Well-known American publisher Steve Kay has followed developments closely as a commentator, analyst and the editor of the US Cattle Buyers Weekly.
The column has already written about the fines and other upcoming legal challenges.
From an Australian point of view the flow-on effect to our industry here at home is of far greater importance.
The largest business unit by far is JBS USA which under that umbrella has operations in Canada and Australia.
JBS is the second largest supplier of beef and pork in the United States and by far the biggest lot feeder in terms of chicken production, JBS fills the number two slot in the US.
In Canada, the company is the second largest beef processor and here on home soil it is recognised as our biggest cattle operator both for slaughtering and feeding.
According to Mr Kay’s take on the current situation none of JBS USA will be for sale with the American conglomerate generating massive cash flows through its beef, pork and chicken operation.

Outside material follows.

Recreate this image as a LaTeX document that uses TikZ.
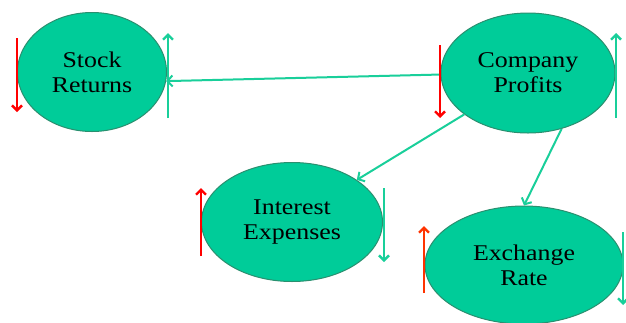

He considers that this part of JBS will operate normally with very few restraints.
Mr Kay tempers his remarks by saying that this has been a shocking year for the Batista family.
He sayd one should not discount the fact that another startling revelation may be just around the corner.
Australia and New Zealand account for 70 per cent plus of global lamb exports which in 2016 fell to 27.6 million from a peak in the 1970s of above 70 million head.
When dieticians twenty years ago told the world that fat was no good the New Zealand lamb producers more so than Australian growers embarked on a programme to produce a lamb carcase with minimal fat.
As exporters, this led apparently to their loss of market share because it has been shown over the years that a carcase with virtually no fat has reduced flavour.
In 2007 the government marketing groups and progressive farmers formed an alliance to breed a tastier more appealing lamb.
The grouping tested 500 separate genetic lines searching for lambs that would contain high levels of intramuscular fat, thus providing a taste that flourishes in New Zealand’s harsh environment and do well on a number of introduced and native pastures.
The new breed named Te Mana after 10 years of dedicated experiment and selective breeding hit the export market last month.
Early sales suggest a very positive response with some chefs suggesting that their customers are willing to pay double for the Te Mana lamb when compared to the normal run of Kiwi lamb.
Dubbo agents drew for 4160 cattle for the sale on Thursday, June 15.
While there were good runs of well finished cattle some of which were coming off oat crops to the east many plain cattle were available.
The money on offer from the processors, the feed-lotters and restockers was very good but at times it took some extracting.